Opinion
Docket No. Crim. 4025.
July 17, 1936.
APPEAL from an order of the Superior Court of San Bernardino County denying a petition for a writ of coram nobis. Charles L. Allison, Judge. Affirmed.
The facts are stated in the opinion of the court.
Theodore G. Krumm for Appellant.
U.S. Webb, Attorney-General, S.L. Sefton, Deputy Attorney-General, Stanley Mussell, District Attorney, and Jerome B. Kavanaugh, Deputy District Attorney, for Respondent.
The appellant was tried and convicted of first degree murder without recommendation for the killing of Alberta Smith by shooting. The judgment was affirmed March 11, 1936. ( 5 Cal.2d 598 [ 55 P.2d 481].) To the charge of murder he had entered the plea of not guilty by reason of insanity in addition to the general plea of not guilty. When the jury had retired on the latter plea he moved for leave to withdraw the plea of not guilty by reason of insanity, and that motion was granted. After the remittitur had issued his counsel learned that he had been committed to the Florida Farm Colony by the juvenile court in the state of Florida as a "feeble-minded". That commitment was dated February 22, 1928. A petition was thereupon filed in the Superior Court in San Bernardino County for a writ of coram nobis and for an order denying his motion for leave to withdraw the insanity plea. This appeal is from the order denying that petition.

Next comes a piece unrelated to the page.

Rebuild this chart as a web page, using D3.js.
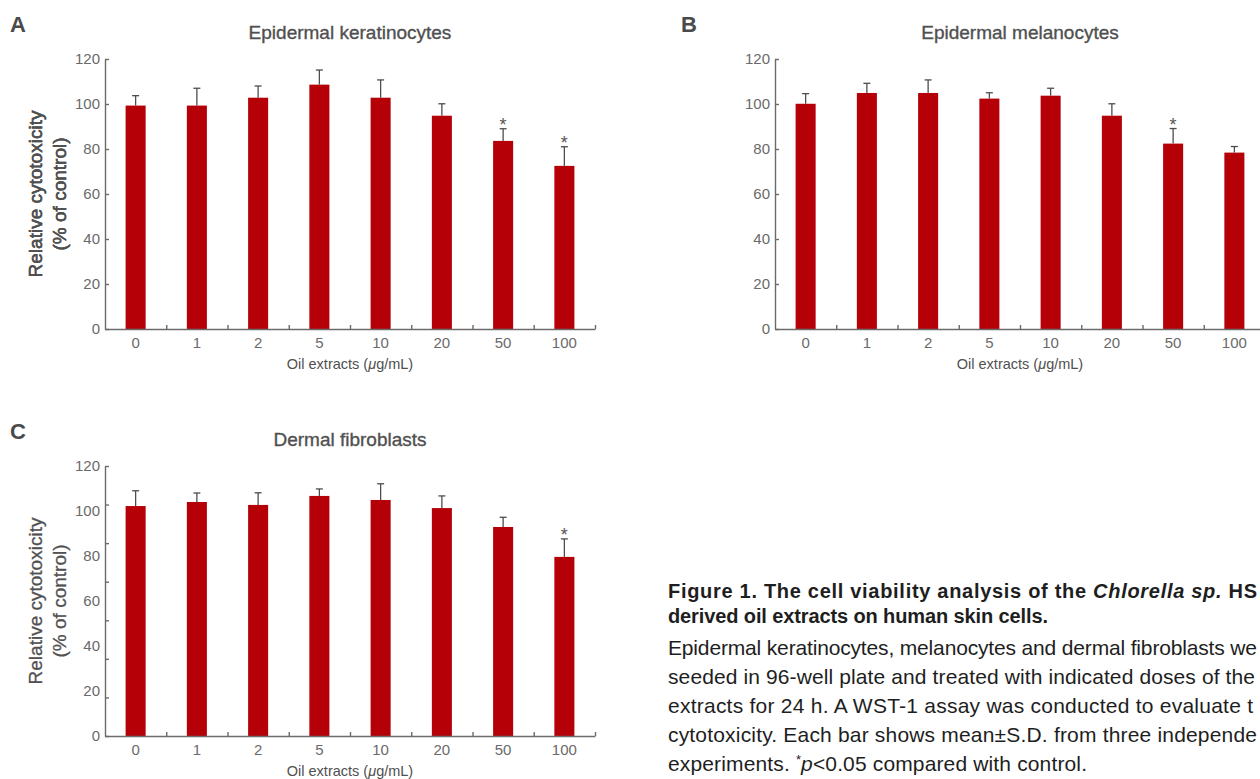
<!DOCTYPE html>
<html>
<head>
<meta charset="utf-8">
<script src="https://cdnjs.cloudflare.com/ajax/libs/d3/7.8.5/d3.min.js"></script>
<style>
  body { margin: 0; background: #fff; }
  svg { display: block; font-family: "Liberation Sans", Arial, sans-serif; }
</style>
</head>
<body>
<div id="figure"></div>
<script>
// doses on the x axis, y tick labels
var doses = ["0", "1", "2", "5", "10", "20", "50", "100"];
var yTicks = [0, 20, 40, 60, 80, 100, 120];

// A - epidermal keratinocytes
var keratinocyteMean = [99.3, 99.3, 102.8, 108.6, 102.8, 94.8, 83.6, 72.5];
var keratinocyteSD   = [4.4, 7.7, 5.2, 6.5, 7.9, 5.3, 5.4, 8.5];
var keratinocyteSig  = [0, 0, 0, 0, 0, 0, 1, 1];

// B - epidermal melanocytes
var melanocyteMean = [100.1, 104.9, 104.9, 102.4, 103.7, 94.8, 82.4, 78.4];
var melanocyteSD   = [4.5, 4.3, 5.8, 2.6, 3.3, 5.3, 6.7, 2.7];
var melanocyteSig  = [0, 0, 0, 0, 0, 0, 1, 0];

// C - dermal fibroblasts
var fibroblastMean = [102.2, 104.0, 102.7, 106.7, 104.9, 101.3, 92.9, 79.6];
var fibroblastSD   = [6.8, 4.0, 5.4, 3.1, 7.2, 5.4, 4.3, 8.0];
var fibroblastSig  = [0, 0, 0, 0, 0, 0, 0, 1];

var svgWidth = 1260;
var svgHeight = 779;

var svg = d3.select("#figure")
  .append("svg")
  .attr("width", svgWidth)
  .attr("height", svgHeight);

var barColor = "#b50008";
var axisColor = "#6b6b6b";
var textColor = "#505050";

function drawPanel(cfg) {
  var width = 490, height = 270;

  var rows = doses.map(function(dose, i) {
    return { dose: dose, mean: cfg.means[i], sd: cfg.sd[i], sig: cfg.sig[i] };
  });

  svg.append("text")
    .attr("x", cfg.letterX)
    .attr("y", cfg.letterY)
    .attr("font-size", 22)
    .attr("font-weight", "bold")
    .attr("fill", "#4a4a4a")
    .text(cfg.letter);

  var g = svg.append("g")
    .attr("transform", `translate(${cfg.left}, ${cfg.top})`);

  var x = d3.scaleBand()
    .domain(doses)
    .range([0, width])
    .paddingInner(0.673)
    .paddingOuter(0.3365);

  var y = d3.scaleLinear()
    .domain([0, 120])
    .range([height, 0]);

  var cx = d => x(d.dose) + x.bandwidth() / 2;

  // bars
  g.selectAll("rect.bar")
    .data(rows)
    .enter()
    .append("rect")
    .attr("class", "bar")
    .attr("x", d => x(d.dose))
    .attr("width", x.bandwidth())
    .attr("y", d => y(d.mean))
    .attr("height", d => height - y(d.mean))
    .attr("fill", barColor);

  // upper error bars
  g.selectAll("line.err")
    .data(rows)
    .enter()
    .append("line")
    .attr("class", "err")
    .attr("x1", cx)
    .attr("x2", cx)
    .attr("y1", d => y(d.mean))
    .attr("y2", d => y(d.mean + d.sd))
    .attr("stroke", "#4d4d4d")
    .attr("stroke-width", 1.3);

  g.selectAll("line.cap")
    .data(rows)
    .enter()
    .append("line")
    .attr("class", "cap")
    .attr("x1", d => cx(d) - 3.5)
    .attr("x2", d => cx(d) + 3.5)
    .attr("y1", d => y(d.mean + d.sd))
    .attr("y2", d => y(d.mean + d.sd))
    .attr("stroke", "#4d4d4d")
    .attr("stroke-width", 1.3);

  // significance stars
  g.selectAll("text.star")
    .data(rows.filter(d => d.sig))
    .enter()
    .append("text")
    .attr("class", "star")
    .attr("x", cx)
    .attr("y", d => y(d.mean + d.sd) + 2)
    .attr("text-anchor", "middle")
    .attr("font-size", 18)
    .attr("fill", "#555")
    .text("*");

  // y axis: tick marks (panel C has 8 marks but 7 labels)
  var nMarks = cfg.tickMarks || 6;
  var markScale = d3.scaleLinear().domain([0, nMarks]).range([height, 0]);
  var yMarks = g.append("g")
    .call(d3.axisLeft(markScale).tickValues(d3.range(nMarks + 1)).tickSizeInner(-4).tickSizeOuter(0).tickFormat(""));
  var yLabels = g.append("g")
    .call(d3.axisLeft(y).tickValues(yTicks).tickSize(0).tickPadding(5));
  yLabels.select(".domain").remove();

  // x axis: marks at group boundaries, labels under bars
  var edgeScale = d3.scaleLinear().domain([0, doses.length]).range([0, width]);
  var xMarks = g.append("g")
    .attr("transform", `translate(0, ${height})`)
    .call(d3.axisBottom(edgeScale).tickValues(d3.range(1, doses.length + 1)).tickSizeInner(-4).tickSizeOuter(0).tickFormat(""));
  var xLabels = g.append("g")
    .attr("transform", `translate(0, ${height})`)
    .call(d3.axisBottom(x).tickSize(0).tickPadding(8));
  xLabels.select(".domain").remove();

  [yMarks, xMarks].forEach(function(a) {
    a.selectAll("path, line").attr("stroke", axisColor).attr("stroke-width", 1.4);
  });
  [yLabels, xLabels].forEach(function(a) {
    a.selectAll("text")
      .attr("font-size", 15)
      .attr("font-family", "Liberation Sans, Arial, sans-serif")
      .attr("fill", "#6a6a6a");
  });
  xLabels.selectAll("text").attr("dy", "0.72em");

  // title
  g.append("text")
    .attr("x", width / 2)
    .attr("y", -20)
    .attr("text-anchor", "middle")
    .attr("font-size", 19)
    .attr("fill", textColor)
    .attr("stroke", textColor)
    .attr("stroke-width", 0.35)
    .text(cfg.title);

  // axis labels
  var yl = g.append("text")
    .attr("transform", `translate(${42 - cfg.left}, ${height / 2}) rotate(-90)`)
    .attr("text-anchor", "middle")
    .attr("font-size", 19)
    .attr("fill", textColor)
    .attr("stroke", textColor)
    .attr("stroke-width", 0.3);
  yl.append("tspan").attr("x", 0).attr("y", 0).text("Relative cytotoxicity");
  yl.append("tspan").attr("x", 0).attr("y", 24).text("(% of control)");

  var xl = g.append("text")
    .attr("x", width / 2)
    .attr("y", height + 40)
    .attr("text-anchor", "middle")
    .attr("font-size", 14.5)
    .attr("fill", textColor);
  xl.append("tspan").text("Oil extracts (");
  xl.append("tspan").attr("font-style", "italic").text("\u03bc");
  xl.append("tspan").text("g/mL)");
}

drawPanel({ letter: "A", letterX: 10, letterY: 32, title: "Epidermal keratinocytes",
  means: keratinocyteMean, sd: keratinocyteSD, sig: keratinocyteSig, left: 105, top: 59 });
drawPanel({ letter: "B", letterX: 681, letterY: 32, title: "Epidermal melanocytes",
  means: melanocyteMean, sd: melanocyteSD, sig: melanocyteSig, left: 775, top: 59 });
drawPanel({ letter: "C", letterX: 10, letterY: 439, title: "Dermal fibroblasts",
  means: fibroblastMean, sd: fibroblastSD, sig: fibroblastSig, left: 105, top: 466, tickMarks: 7 });

// caption (the reference crops it at the right edge, so only the visible part is kept)
var cap = svg.append("g").attr("fill", "#1e1e1e");

var head = cap.append("text")
  .attr("x", 668).attr("y", 598)
  .attr("font-size", 20).attr("font-weight", "bold")
  .attr("textLength", 589).attr("lengthAdjust", "spacing");
head.append("tspan").text("Figure 1. The cell viability analysis of the ");
head.append("tspan").attr("font-style", "italic").text("Chlorella sp.");
head.append("tspan").text(" HS");

cap.append("text")
  .attr("x", 668).attr("y", 623)
  .attr("font-size", 20).attr("font-weight", "bold")
  .attr("textLength", 380).attr("lengthAdjust", "spacing")
  .text("derived oil extracts on human skin cells.");

var bodyLines = [
  "Epidermal keratinocytes, melanocytes and dermal fibroblasts we",
  "seeded in 96-well plate and treated with indicated doses of the",
  "extracts for 24 h. A WST-1 assay was conducted to evaluate t",
  "cytotoxicity. Each bar shows mean\u00b1S.D. from three independe"
];
var bodyLengths = [589, 587, 585, 589];
cap.selectAll("text.body")
  .data(bodyLines)
  .enter()
  .append("text")
  .attr("class", "body")
  .attr("x", 668)
  .attr("y", (d, i) => 655 + i * 29)
  .attr("font-size", 21)
  .attr("textLength", (d, i) => bodyLengths[i])
  .attr("lengthAdjust", "spacing")
  .text(d => d);

var last = cap.append("text")
  .attr("x", 668).attr("y", 771)
  .attr("font-size", 21)
  .attr("textLength", 419).attr("lengthAdjust", "spacing");
last.append("tspan").text("experiments. ");
last.append("tspan").attr("font-size", 13).attr("dy", -7).text("*");
last.append("tspan").attr("font-style", "italic").attr("dy", 7).text("p");
last.append("tspan").text("<0.05 compared with control.");
</script>
</body>
</html>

On the hearing before the superior court it was stipulated that the special plea was withdrawn after counsel had examined a report of three physicians (two of whom were members of the staff of the state hospital for the insane at Patton) to the effect that the defendant was "of sound mind and legally sane". Counsel for appellant states that if he had known of the Florida commitment he would not have withdrawn the special plea but would have tendered proof of such commitment in support of that plea.
[1] The case made in the superior court on the order appealed from is simply one of newly discovered evidence which the appellant had in his possession but had failed to give to his counsel at the time of the trial. It was through no fault or hindrance on the part of the state that his evidence was not given to counsel or produced at the trial. It is not charged that the withdrawal of the special plea was obtained by fraud, duress, or by any outside force, or other than by the defendant's own inexcusable neglect.
For these reasons the case falls within the rule of People v. Mooney, 178 Cal. 525, 529 [ 174 P. 325], People v. Reid, 195 Cal. 249, 256 [ 232 P. 457, 36 A.L.R. 1435], and People v. Superior Court, 4 Cal.2d 136, 149 [ 47 P.2d 724].) In the Reid case the following quotation from Sanders v. State, 85 Ind. 318 [44 Am. Rep. 29], was adopted as a statement of the rule applicable in this state:
"Under our system all matters of fact reviewable by appeal, or upon motion must be presented by motion for a new trial, and cannot be made the grounds of an application for the writ coram nobis. Within this rule must fall the defense of insanity as well as all other defenses existing at the time of the commission of the crime. Within this rule, too, must fall all cases of accident and surprise, of verdicts against evidence, of newly discovered evidence, and all like matters."
[2] The difference between this case and the cases cited is that here the appellant intimates that he might have been insane at the time the special plea was withdrawn. This was a question of fact for the trial court on the hearing of the petition. Since the only evidence as to his mental condition at that particular period tended to prove that he was then sane, there was no error in the denial of the petition.
The order is affirmed.
Waste, C.J., Shenk, J., Thompson, J., Seawell, J., Langdon, J., and Curtis, J., concurred.